Task details: Gather up all lines that carry the word "this".

The data:
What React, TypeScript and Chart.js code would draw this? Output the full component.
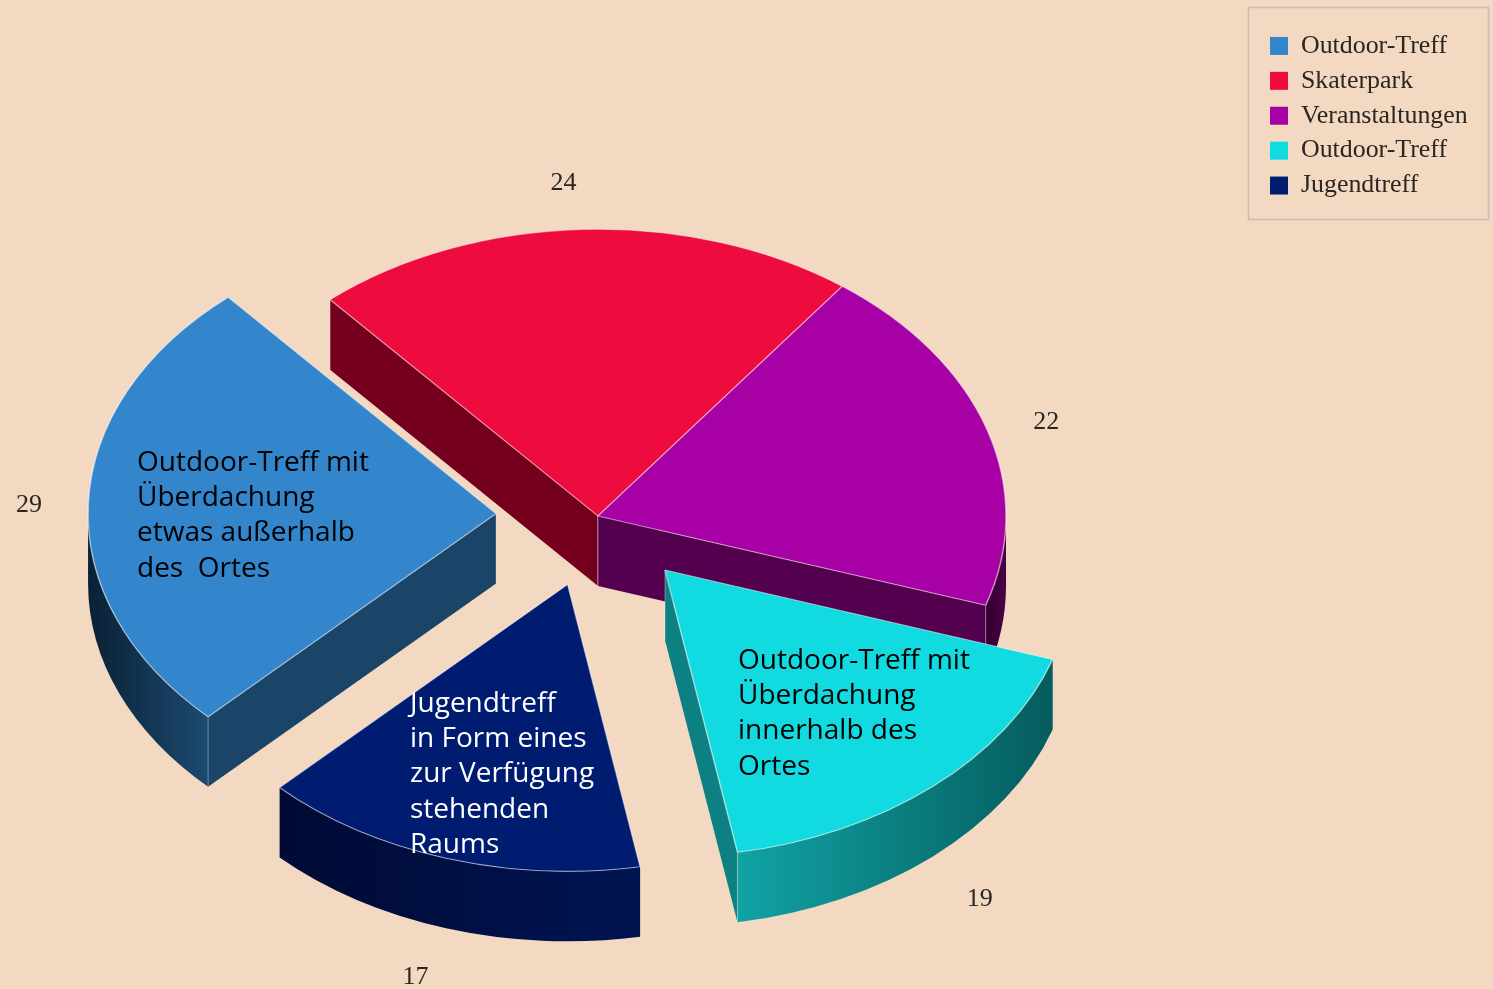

---

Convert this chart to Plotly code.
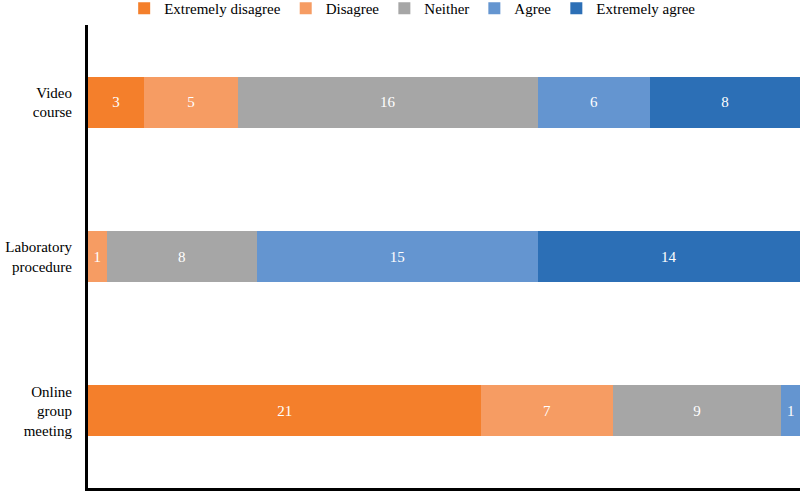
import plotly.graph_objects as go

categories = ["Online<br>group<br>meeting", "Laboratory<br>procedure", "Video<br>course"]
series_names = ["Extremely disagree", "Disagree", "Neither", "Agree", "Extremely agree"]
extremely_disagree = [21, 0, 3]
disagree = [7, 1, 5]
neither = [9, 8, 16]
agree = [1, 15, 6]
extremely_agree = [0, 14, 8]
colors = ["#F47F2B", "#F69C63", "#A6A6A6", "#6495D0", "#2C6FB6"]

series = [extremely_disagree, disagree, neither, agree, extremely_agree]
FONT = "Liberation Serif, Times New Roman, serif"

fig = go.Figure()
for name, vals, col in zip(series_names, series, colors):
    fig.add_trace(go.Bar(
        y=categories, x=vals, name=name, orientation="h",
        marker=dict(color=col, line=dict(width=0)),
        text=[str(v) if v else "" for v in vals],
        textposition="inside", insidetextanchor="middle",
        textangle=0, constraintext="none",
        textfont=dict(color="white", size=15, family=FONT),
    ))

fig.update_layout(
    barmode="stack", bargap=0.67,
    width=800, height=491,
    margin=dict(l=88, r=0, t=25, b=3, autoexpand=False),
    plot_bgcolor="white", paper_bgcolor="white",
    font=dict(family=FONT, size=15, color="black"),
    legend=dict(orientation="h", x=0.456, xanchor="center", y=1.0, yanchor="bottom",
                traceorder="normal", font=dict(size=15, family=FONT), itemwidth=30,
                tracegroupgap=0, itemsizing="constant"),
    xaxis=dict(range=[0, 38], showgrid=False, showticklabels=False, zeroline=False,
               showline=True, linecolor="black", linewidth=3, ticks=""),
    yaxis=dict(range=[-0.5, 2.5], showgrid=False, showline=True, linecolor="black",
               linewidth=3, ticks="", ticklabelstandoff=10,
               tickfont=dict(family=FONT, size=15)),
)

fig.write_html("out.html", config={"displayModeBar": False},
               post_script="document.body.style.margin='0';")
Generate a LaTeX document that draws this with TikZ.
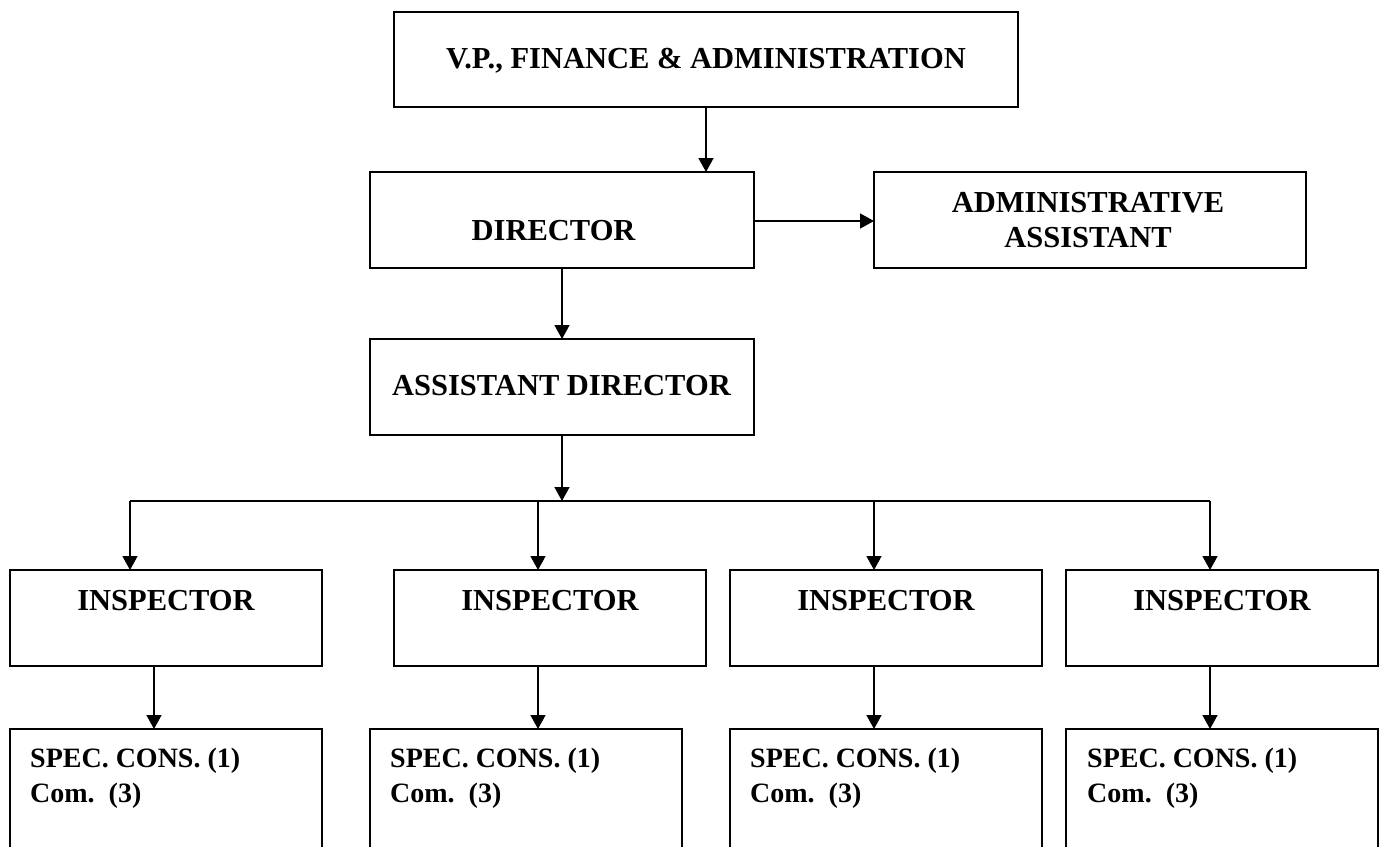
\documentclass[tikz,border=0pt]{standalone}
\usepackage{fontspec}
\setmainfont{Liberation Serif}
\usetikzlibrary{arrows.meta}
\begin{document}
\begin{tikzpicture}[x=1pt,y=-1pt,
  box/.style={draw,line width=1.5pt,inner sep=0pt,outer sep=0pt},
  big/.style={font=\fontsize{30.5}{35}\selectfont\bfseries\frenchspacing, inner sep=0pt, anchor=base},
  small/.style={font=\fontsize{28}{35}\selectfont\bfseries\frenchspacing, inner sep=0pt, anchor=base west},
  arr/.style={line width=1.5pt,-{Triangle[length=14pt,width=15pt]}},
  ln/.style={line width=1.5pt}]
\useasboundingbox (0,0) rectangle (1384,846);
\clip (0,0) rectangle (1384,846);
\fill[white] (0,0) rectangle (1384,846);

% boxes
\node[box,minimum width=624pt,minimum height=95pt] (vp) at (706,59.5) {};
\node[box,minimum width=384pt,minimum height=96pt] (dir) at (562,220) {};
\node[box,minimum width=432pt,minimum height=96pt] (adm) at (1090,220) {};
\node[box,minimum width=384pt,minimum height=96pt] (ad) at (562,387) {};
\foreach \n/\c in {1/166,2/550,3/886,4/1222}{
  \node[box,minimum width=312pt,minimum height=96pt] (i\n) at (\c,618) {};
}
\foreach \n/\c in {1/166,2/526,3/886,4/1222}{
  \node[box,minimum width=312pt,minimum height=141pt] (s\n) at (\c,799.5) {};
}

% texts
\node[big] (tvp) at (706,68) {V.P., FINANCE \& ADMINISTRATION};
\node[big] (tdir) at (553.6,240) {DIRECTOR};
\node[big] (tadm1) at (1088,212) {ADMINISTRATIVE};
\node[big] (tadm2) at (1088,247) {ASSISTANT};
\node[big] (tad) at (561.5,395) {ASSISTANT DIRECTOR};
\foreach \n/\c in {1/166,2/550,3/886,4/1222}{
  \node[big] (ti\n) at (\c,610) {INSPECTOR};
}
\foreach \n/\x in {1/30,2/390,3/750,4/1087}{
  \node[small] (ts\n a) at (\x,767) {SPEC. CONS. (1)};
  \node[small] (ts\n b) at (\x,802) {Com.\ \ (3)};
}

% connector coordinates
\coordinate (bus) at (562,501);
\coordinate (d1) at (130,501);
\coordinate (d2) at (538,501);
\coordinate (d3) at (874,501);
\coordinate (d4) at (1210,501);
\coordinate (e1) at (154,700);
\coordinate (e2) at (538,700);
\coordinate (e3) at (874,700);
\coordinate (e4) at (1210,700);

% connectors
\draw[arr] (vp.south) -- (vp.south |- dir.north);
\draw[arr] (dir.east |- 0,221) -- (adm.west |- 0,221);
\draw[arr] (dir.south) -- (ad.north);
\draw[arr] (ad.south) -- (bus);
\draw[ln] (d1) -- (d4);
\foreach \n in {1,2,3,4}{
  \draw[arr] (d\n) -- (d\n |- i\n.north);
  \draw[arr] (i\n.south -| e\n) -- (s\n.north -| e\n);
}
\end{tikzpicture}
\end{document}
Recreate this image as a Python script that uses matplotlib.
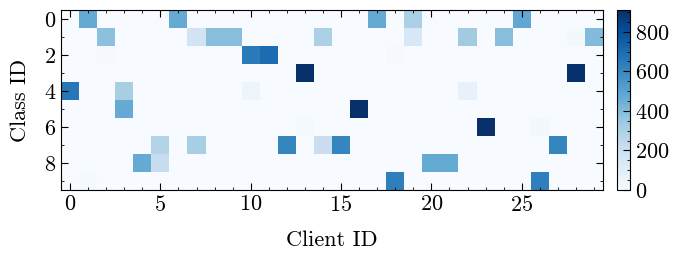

...

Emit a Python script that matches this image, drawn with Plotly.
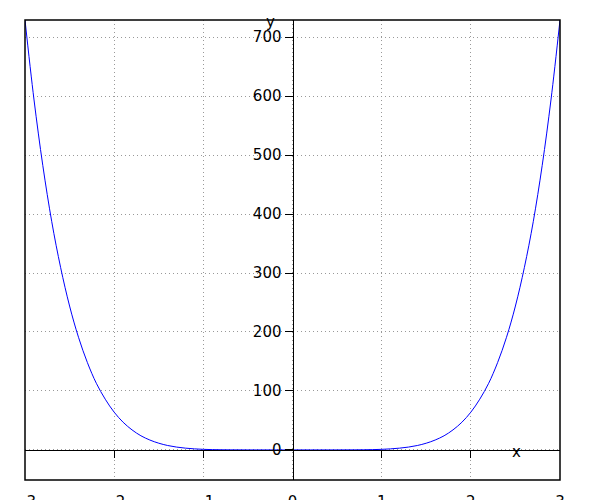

Correct result:
What React, TypeScript and Chart.js code would draw this? Output the full component.
Convert this chart to Plotly code.
Generate a LaTeX document that draws this with TikZ.
Recreate this image as a Python script that uses matplotlib.
Emit a Python script that matches this image, drawn with Plotly.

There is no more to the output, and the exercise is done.